DATASET EXTRACT →
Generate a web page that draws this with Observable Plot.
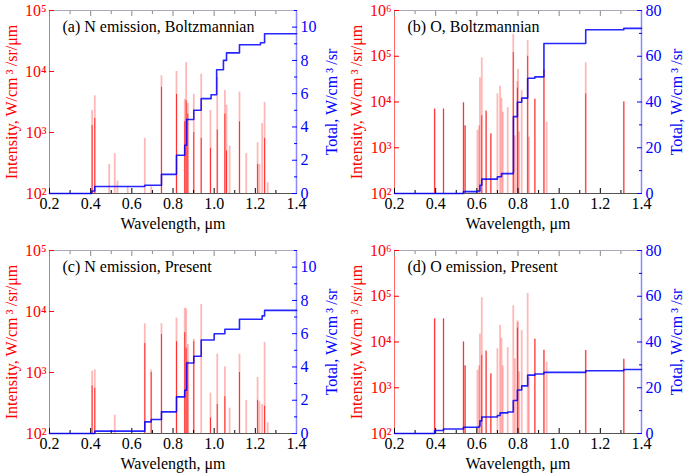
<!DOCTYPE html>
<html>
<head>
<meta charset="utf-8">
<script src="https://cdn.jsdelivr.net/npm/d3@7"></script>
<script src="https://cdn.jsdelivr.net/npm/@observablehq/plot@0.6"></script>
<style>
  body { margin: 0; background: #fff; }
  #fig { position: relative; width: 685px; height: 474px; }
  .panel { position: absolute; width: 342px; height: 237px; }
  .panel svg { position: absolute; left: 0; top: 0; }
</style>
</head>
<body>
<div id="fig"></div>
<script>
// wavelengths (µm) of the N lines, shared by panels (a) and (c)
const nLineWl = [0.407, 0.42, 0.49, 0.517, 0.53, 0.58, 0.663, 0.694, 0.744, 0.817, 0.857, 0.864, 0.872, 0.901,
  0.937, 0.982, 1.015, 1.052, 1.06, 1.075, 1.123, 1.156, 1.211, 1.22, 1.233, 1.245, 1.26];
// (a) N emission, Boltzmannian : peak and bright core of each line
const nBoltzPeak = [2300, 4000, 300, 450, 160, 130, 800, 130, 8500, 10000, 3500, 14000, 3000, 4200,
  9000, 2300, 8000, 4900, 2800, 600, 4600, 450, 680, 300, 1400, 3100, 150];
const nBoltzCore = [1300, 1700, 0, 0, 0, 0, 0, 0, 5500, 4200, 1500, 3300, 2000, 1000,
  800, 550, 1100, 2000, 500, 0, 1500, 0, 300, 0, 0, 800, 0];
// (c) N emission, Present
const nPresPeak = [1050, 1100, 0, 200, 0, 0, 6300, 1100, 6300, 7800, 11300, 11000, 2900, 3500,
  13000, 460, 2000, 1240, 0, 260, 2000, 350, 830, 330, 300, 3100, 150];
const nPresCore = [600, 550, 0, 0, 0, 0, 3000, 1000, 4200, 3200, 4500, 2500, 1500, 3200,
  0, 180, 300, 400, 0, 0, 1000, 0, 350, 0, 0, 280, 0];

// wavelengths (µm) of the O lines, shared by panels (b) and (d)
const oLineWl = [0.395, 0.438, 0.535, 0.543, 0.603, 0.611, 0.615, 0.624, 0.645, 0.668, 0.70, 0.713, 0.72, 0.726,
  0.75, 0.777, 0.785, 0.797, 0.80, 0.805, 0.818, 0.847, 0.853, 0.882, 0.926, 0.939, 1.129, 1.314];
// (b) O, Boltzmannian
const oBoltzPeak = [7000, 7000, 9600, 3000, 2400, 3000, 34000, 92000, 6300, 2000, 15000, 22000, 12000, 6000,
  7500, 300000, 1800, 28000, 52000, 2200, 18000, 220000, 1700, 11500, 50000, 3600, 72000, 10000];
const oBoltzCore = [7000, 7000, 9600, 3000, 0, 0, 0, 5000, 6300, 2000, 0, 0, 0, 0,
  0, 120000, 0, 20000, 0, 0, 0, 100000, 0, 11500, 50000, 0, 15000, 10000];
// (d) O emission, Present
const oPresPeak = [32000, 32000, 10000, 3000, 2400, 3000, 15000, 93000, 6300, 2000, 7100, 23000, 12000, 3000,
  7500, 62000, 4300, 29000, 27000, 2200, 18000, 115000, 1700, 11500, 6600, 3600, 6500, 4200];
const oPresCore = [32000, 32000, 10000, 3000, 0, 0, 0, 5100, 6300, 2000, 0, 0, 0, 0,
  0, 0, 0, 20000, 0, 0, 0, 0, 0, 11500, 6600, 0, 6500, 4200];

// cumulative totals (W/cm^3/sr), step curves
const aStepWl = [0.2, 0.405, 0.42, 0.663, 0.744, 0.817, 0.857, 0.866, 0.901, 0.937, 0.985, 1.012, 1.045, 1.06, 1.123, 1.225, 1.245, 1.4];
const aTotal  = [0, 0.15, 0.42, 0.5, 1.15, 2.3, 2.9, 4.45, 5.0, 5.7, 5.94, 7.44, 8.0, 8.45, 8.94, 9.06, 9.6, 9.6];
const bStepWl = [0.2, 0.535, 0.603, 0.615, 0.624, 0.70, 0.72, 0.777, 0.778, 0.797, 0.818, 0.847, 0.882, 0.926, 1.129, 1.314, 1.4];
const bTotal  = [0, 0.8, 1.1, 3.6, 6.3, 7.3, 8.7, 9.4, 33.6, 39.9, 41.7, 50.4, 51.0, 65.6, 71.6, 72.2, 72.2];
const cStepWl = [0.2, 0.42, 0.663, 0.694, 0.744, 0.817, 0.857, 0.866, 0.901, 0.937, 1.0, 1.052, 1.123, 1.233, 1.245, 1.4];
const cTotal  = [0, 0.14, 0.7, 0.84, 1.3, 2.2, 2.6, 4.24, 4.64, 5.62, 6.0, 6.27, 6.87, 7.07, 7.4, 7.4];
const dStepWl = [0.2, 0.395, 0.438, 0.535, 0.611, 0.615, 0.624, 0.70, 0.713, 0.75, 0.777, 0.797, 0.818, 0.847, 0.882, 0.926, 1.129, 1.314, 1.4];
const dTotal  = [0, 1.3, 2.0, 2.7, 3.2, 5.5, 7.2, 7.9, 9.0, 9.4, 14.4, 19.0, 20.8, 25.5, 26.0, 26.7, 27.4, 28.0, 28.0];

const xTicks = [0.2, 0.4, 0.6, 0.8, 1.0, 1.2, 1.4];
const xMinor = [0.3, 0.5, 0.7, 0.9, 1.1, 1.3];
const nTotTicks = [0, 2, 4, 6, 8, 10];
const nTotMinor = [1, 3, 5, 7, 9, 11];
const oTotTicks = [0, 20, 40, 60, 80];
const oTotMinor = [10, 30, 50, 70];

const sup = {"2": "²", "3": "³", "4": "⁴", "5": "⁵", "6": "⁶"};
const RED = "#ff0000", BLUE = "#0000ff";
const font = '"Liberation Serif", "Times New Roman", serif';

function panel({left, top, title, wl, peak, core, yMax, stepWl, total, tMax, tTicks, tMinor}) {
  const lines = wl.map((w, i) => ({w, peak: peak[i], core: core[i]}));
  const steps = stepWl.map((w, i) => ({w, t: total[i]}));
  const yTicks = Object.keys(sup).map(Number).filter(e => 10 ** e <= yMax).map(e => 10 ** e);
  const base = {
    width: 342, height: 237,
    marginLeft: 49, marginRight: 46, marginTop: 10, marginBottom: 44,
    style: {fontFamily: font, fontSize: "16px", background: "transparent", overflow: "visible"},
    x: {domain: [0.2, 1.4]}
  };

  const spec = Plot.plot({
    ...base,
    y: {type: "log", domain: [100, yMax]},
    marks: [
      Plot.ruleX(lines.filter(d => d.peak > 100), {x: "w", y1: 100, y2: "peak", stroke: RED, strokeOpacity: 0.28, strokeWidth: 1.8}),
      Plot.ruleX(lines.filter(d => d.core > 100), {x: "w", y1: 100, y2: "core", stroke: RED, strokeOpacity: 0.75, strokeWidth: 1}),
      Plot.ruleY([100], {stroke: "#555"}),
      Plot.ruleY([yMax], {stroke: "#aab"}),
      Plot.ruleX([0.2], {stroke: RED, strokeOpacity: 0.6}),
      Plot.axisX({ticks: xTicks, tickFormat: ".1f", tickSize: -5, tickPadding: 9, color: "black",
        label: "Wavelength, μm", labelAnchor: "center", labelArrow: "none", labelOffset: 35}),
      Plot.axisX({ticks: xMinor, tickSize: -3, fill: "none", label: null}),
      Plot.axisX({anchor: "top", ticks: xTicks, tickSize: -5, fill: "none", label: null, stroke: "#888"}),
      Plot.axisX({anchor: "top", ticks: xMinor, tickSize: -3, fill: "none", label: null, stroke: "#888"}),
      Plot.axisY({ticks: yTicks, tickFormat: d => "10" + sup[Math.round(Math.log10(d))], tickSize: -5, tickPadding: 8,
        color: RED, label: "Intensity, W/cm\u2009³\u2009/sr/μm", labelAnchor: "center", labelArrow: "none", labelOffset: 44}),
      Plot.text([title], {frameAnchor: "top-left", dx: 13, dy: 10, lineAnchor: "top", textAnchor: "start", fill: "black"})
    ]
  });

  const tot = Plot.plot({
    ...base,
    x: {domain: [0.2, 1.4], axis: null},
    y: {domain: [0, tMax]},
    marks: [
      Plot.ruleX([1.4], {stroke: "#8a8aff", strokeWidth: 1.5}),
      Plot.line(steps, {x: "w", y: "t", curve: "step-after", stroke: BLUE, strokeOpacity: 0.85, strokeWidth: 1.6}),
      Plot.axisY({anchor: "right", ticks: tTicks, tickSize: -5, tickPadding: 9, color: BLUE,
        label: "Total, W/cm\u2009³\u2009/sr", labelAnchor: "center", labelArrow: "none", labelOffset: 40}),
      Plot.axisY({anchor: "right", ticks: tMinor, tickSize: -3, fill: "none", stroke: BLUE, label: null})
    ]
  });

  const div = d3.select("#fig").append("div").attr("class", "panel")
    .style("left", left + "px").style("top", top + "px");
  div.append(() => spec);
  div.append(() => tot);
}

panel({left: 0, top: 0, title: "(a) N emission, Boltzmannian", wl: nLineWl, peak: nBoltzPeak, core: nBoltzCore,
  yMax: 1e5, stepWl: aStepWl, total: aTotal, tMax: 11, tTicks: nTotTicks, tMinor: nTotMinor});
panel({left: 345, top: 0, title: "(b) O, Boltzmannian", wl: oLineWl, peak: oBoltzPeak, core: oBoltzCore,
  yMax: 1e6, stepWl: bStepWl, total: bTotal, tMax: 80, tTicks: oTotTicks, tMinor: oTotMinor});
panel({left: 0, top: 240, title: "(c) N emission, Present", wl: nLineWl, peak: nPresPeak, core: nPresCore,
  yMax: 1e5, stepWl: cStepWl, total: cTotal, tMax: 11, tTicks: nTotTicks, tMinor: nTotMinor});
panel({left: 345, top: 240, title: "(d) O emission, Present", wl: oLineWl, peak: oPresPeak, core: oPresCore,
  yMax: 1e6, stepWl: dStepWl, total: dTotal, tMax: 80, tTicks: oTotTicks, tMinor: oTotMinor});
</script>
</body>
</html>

DIRECTIVE → Leave the pictures out and please restate exactly the lines running from the start of the material through the one with "0, 280, 0];".

EXERCISE RESPONSE →
Generate a web page that draws this with Observable Plot.
<!DOCTYPE html>
<html>
<head>
<meta charset="utf-8">
<script src="https://cdn.jsdelivr.net/npm/d3@7"></script>
<script src="https://cdn.jsdelivr.net/npm/@observablehq/plot@0.6"></script>
<style>
  body { margin: 0; background: #fff; }
  #fig { position: relative; width: 685px; height: 474px; }
  .panel { position: absolute; width: 342px; height: 237px; }
  .panel svg { position: absolute; left: 0; top: 0; }
</style>
</head>
<body>
<div id="fig"></div>
<script>
// wavelengths (µm) of the N lines, shared by panels (a) and (c)
const nLineWl = [0.407, 0.42, 0.49, 0.517, 0.53, 0.58, 0.663, 0.694, 0.744, 0.817, 0.857, 0.864, 0.872, 0.901,
  0.937, 0.982, 1.015, 1.052, 1.06, 1.075, 1.123, 1.156, 1.211, 1.22, 1.233, 1.245, 1.26];
// (a) N emission, Boltzmannian : peak and bright core of each line
const nBoltzPeak = [2300, 4000, 300, 450, 160, 130, 800, 130, 8500, 10000, 3500, 14000, 3000, 4200,
  9000, 2300, 8000, 4900, 2800, 600, 4600, 450, 680, 300, 1400, 3100, 150];
const nBoltzCore = [1300, 1700, 0, 0, 0, 0, 0, 0, 5500, 4200, 1500, 3300, 2000, 1000,
  800, 550, 1100, 2000, 500, 0, 1500, 0, 300, 0, 0, 800, 0];
// (c) N emission, Present
const nPresPeak = [1050, 1100, 0, 200, 0, 0, 6300, 1100, 6300, 7800, 11300, 11000, 2900, 3500,
  13000, 460, 2000, 1240, 0, 260, 2000, 350, 830, 330, 300, 3100, 150];
const nPresCore = [600, 550, 0, 0, 0, 0, 3000, 1000, 4200, 3200, 4500, 2500, 1500, 3200,
  0, 180, 300, 400, 0, 0, 1000, 0, 350, 0, 0, 280, 0];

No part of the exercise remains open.